First off, let's talk about what it doesn't mean. It doesn't mean a single use of a backup tape -- that would be the obvious answer. But, the problem is it doesn't mean that because of practical use. What it means is each section of the tape passes over the read/write head. While you might think that those two things would be the same, but the problem is "shoeshining."

Shoeshining happens when data is sent from the backup application at a slower rate than the backup tape drive is optimized for. LTO-5, for example, has a rate of 160 MBps. Then, you factor in compression and you get something like 240 MBps, and you are supplying it with a couple MBps because you are doing an incremental backup. The drive can't write that slow. Tape drives have a minimum speed, so they write at that speed, then stop, rewind, then start again, stop, rewind, and so on. Each time that happens, you've got this section of tape that gets dragged across the read/write head.

In many environments, there is significant shoeshining. Tape passes across the head at 120 feet per second, so if you consider that, a given section of tape could pass across the head dozens of times in a single use.

Another thing to consider is that these ratings are essentially just really good scientific guesses -- especially age. How do they know that LTO-4 can last 30 years? They don't. They do their best to simulate aging, but the truth is that they don't really know.

Is there a way to track backup tape passes? If not, is there a way that you can estimate?

Not really. There's a facility in most backup packages to track tape uses, but there's no feedback facility from the tape drive to the backup software to tell it how many passes a given section of tape has actually had.

Can you offer some suggestions on how to decide when a backup tape has reached its end-of-life?

People have really strong opinions about this. A lot of people have some number, like "I only use a tape 100 times, then I throw it away." I've run into shops where they only use tapes once, which I think is a horrible idea. The first pass takes any leftover particulate material on the tape. So, the first pass is actually the worst; I don't know why anyone would think that was a good idea.

Even if you pick a number like 300, if you are doing typical backup and recovery workloads, you are never going to get to 300 uses on a given tape. Most people write to a given tape and then that tape gets expired and reused in say 30 days or 90 days. So if you take 90 days and multiply that times 300 … that's four uses a year. So, something like 75 years before you get to 300 uses.

So, I don't have a hard-and-fast number. I typically tell people: Track errors. And if you have a backup tape that gives you a read or write error, throw it away. Or, determine it is always the same drive that is giving you write errors and replace the drive.
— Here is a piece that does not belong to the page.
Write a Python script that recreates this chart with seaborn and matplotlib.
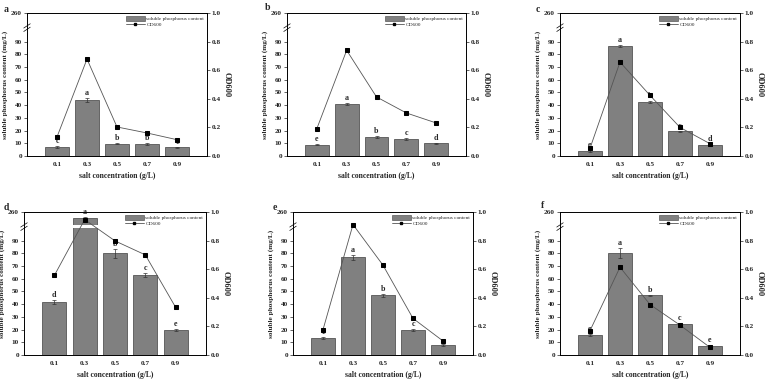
import numpy as np
import pandas as pd
import matplotlib
matplotlib.use("Agg")
import matplotlib.pyplot as plt
from matplotlib.patches import Patch
from matplotlib.lines import Line2D
import seaborn as sns

sns.set_style("white")
plt.rcParams['font.family'] = ['Liberation Serif', 'DejaVu Serif']
plt.rcParams['font.weight'] = 'bold'
plt.rcParams['axes.labelweight'] = 'bold'

salt = ["0.1", "0.3", "0.5", "0.7", "0.9"]
panel_names = ["a", "b", "c", "d", "e", "f"]

phos_a = [7.0, 44.1, 9.8, 9.3, 6.7]
phos_b = [8.8, 40.6, 15.0, 13.2, 10.1]
phos_c = [3.9, 86.8, 42.4, 19.4, 9.0]
phos_d = [42.0, 255.0, 80.1, 63.1, 19.6]
phos_e = [13.6, 77.0, 47.0, 19.6, 7.8]
phos_f = [15.7, 80.4, 47.0, 24.5, 7.3]

err_a = [0.8, 1.5, 0.5, 0.8, 0.5]
err_b = [0.5, 0.8, 0.8, 1.0, 0.5]
err_c = [0.5, 0.8, 0.5, 0.5, 0.5]
err_d = [1.5, 1.0, 3.5, 1.5, 0.8]
err_e = [0.8, 2.0, 1.2, 0.8, 0.5]
err_f = [0.8, 4.0, 0.5, 0.5, 0.5]

od_a = [0.133, 0.678, 0.203, 0.161, 0.114]
od_b = [0.191, 0.739, 0.413, 0.301, 0.231]
od_c = [0.054, 0.657, 0.424, 0.200, 0.086]
od_d = [0.556, 0.947, 0.798, 0.700, 0.333]
od_e = [0.177, 0.912, 0.628, 0.256, 0.098]
od_f = [0.170, 0.614, 0.353, 0.209, 0.053]

letters_a = ["c", "a", "b", "b", "c"]
letters_b = ["e", "a", "b", "c", "d"]
letters_c = ["e", "a", "b", "c", "d"]
letters_d = ["d", "a", "b", "c", "e"]
letters_e = ["e", "a", "b", "c", ""]
letters_f = ["e", "a", "b", "c", "e"]

left_ticks = [0, 10, 20, 30, 40, 50, 60, 70, 80, 90, 260]
right_ticks = [0.0, 0.2, 0.4, 0.6, 0.8, 1.0]

phos_all = [phos_a, phos_b, phos_c, phos_d, phos_e, phos_f]
err_all = [err_a, err_b, err_c, err_d, err_e, err_f]
od_all = [od_a, od_b, od_c, od_d, od_e, od_f]
let_all = [letters_a, letters_b, letters_c, letters_d, letters_e, letters_f]

# broken-axis scale: 0-100 linear, 100-250 compressed, 250-260 linear
def fwd(y):
    y = np.asarray(y, dtype=float)
    return np.where(y <= 100, y,
                    np.where(y < 250, 100 + (y - 100) * (2.5 / 150), 102.5 + (y - 250)))

def inv(t):
    t = np.asarray(t, dtype=float)
    return np.where(t <= 100, t,
                    np.where(t < 102.5, 100 + (t - 100) * (150 / 2.5), 250 + (t - 102.5)))

W, H = 767, 379
fig = plt.figure(figsize=(W / 100, H / 100), dpi=100)

boxes = [(27, 207, 13, 156), (287, 466, 13, 156), (560, 740, 13, 156),
         (24, 206, 212, 355), (293, 473, 212, 355), (560, 740, 212, 355)]
letter_pos = [(6, 9), (268, 7), (538, 10), (6, 207), (275, 208), (543, 206)]

bar_color = "#808080"
edge_color = "#404040"
fs_tick = 5.2
fs_lab = 5.2

for i in range(6):
    x0, x1, y0, y1 = boxes[i]
    ax = fig.add_axes([x0 / W, 1 - y1 / H, (x1 - x0) / W, (y1 - y0) / H])
    df = pd.DataFrame({"salt": salt, "phos": phos_all[i], "od": od_all[i]})
    sns.barplot(data=df, x="salt", y="phos", ax=ax, color=bar_color, saturation=1,
                edgecolor=edge_color, linewidth=0.5, width=0.8, errorbar=None, zorder=1)
    centers = [p.get_x() + p.get_width() / 2 for p in ax.patches]
    ax.errorbar(centers, phos_all[i], yerr=err_all[i], fmt="none", ecolor="#333333",
                elinewidth=0.5, capsize=1.3, capthick=0.5, zorder=2)
    ax.set_yscale("function", functions=(fwd, inv))
    ax.set_ylim(0, 260)
    ax.set_xlim(-1, 5)
    ax.set_yticks(left_ticks)
    ax.set_yticklabels([str(t) for t in left_ticks])
    # white gap in bars at the break
    ax.axhspan(101, 249, color="white", zorder=1.5, lw=0)
    # break marks on left spine
    fb = float(fwd(160) / fwd(260))
    for dy in (-0.012, 0.012):
        ax.plot([-0.018, 0.018], [fb + dy - 0.015, fb + dy + 0.015], transform=ax.transAxes,
                color="black", lw=0.5, clip_on=False, zorder=5)
    for c, v, e, l in zip(centers, phos_all[i], err_all[i], let_all[i]):
        if l:
            ax.text(c, float(inv(fwd(v + e) + 0.8)), l, ha="center", va="bottom",
                    fontsize=5.8, fontweight="bold", zorder=3)
    ax.set_xlabel("salt concentration (g/L)", fontsize=fs_lab + 0.3, labelpad=4)
    ax.set_ylabel("soluble phosphorus content (mg/L)", fontsize=fs_lab, labelpad=2)
    ax.tick_params(axis="y", labelsize=fs_tick, length=2, width=0.5, direction="out", pad=1.5, left=True)
    ax.tick_params(axis="x", labelsize=fs_tick, length=0, pad=4)
    for s in ax.spines.values():
        s.set_linewidth(0.6)
        s.set_color("black")

    ax2 = ax.twinx()
    sns.lineplot(x=centers, y=od_all[i], ax=ax2, color="#555555", linewidth=0.6,
                 marker="s", markersize=2.2, markerfacecolor="black", markeredgecolor="black",
                 zorder=4)
    ax2.set_ylim(0, 1.0)
    ax2.set_xlim(-1, 5)
    ax2.set_yticks(right_ticks)
    ax2.set_yticklabels([f"{t:.1f}" for t in right_ticks])
    ax2.set_ylabel("OD600", fontsize=fs_lab + 0.8, rotation=270, labelpad=7)
    ax2.tick_params(axis="y", labelsize=fs_tick, length=2, width=0.5, direction="out", pad=1.5, right=True)
    for s in ax2.spines.values():
        s.set_linewidth(0.6)
        s.set_color("black")
    handles = [Patch(facecolor=bar_color, edgecolor=edge_color, linewidth=0.4),
               Line2D([0], [0], color="#555555", lw=0.6, marker="s", markersize=2.0,
                      markerfacecolor="black", markeredgecolor="black")]
    ax2.legend(handles, ["soluble phosphorus content", "OD600"], loc="upper right",
               frameon=False, handlelength=3.6, handleheight=1.0,
               borderaxespad=0.15, labelspacing=0.15, handletextpad=0.3,
               prop={"family": "Liberation Serif", "size": 3.8, "weight": "normal"})

    lx, ly = letter_pos[i]
    fig.text(lx / W, 1 - ly / H, panel_names[i], fontsize=7, fontweight="bold",
             ha="center", va="center")

fig.savefig("out.png", dpi=100)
What can users do to increase backup tape life?

As crazy as it sounds, the first thing users need to do is read the tape drive manual and see what the manufacturer suggests for proper media handling. Also, track where you got the media. Sometimes you can come across a bad batch and if you track where the tapes came from you can proactively remove those tapes before running into problems.
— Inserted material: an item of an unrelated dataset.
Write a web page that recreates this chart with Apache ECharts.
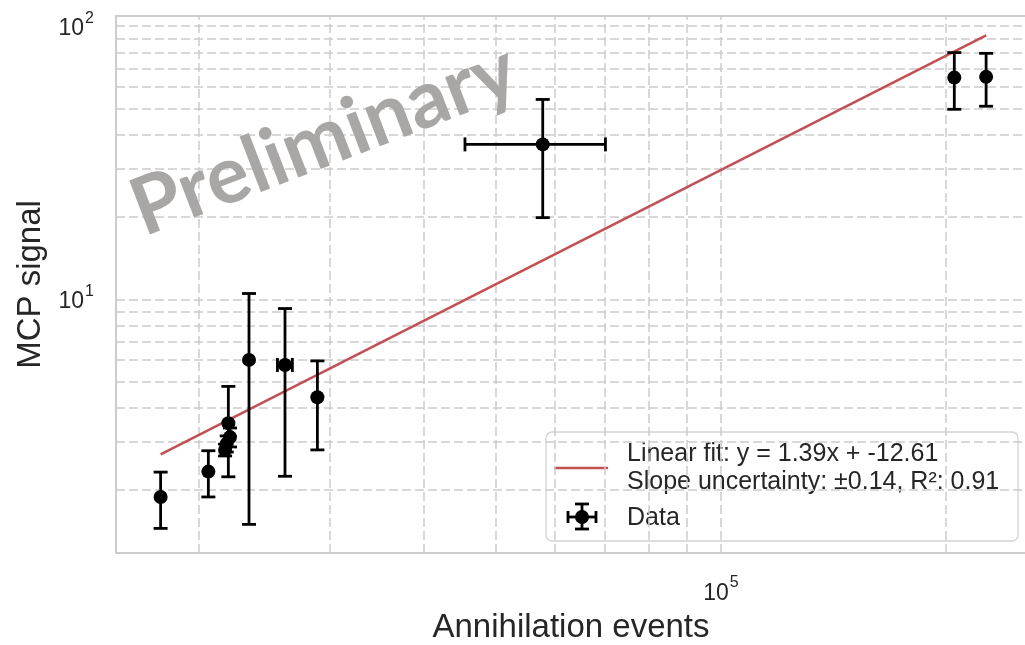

The most important thing you can do, however, is to minimize shoeshining. And, in my opinion, it's impossible to design a backup system that goes directly to tape in any large environment. If you haven't already, investigate using disk to stage data before sending it to tape. The best thing you can do for your backup system is to match the speed of the tape to the speed of the pipe. This will minimize shoeshining, thereby minimizing the number of passes across the read/write head.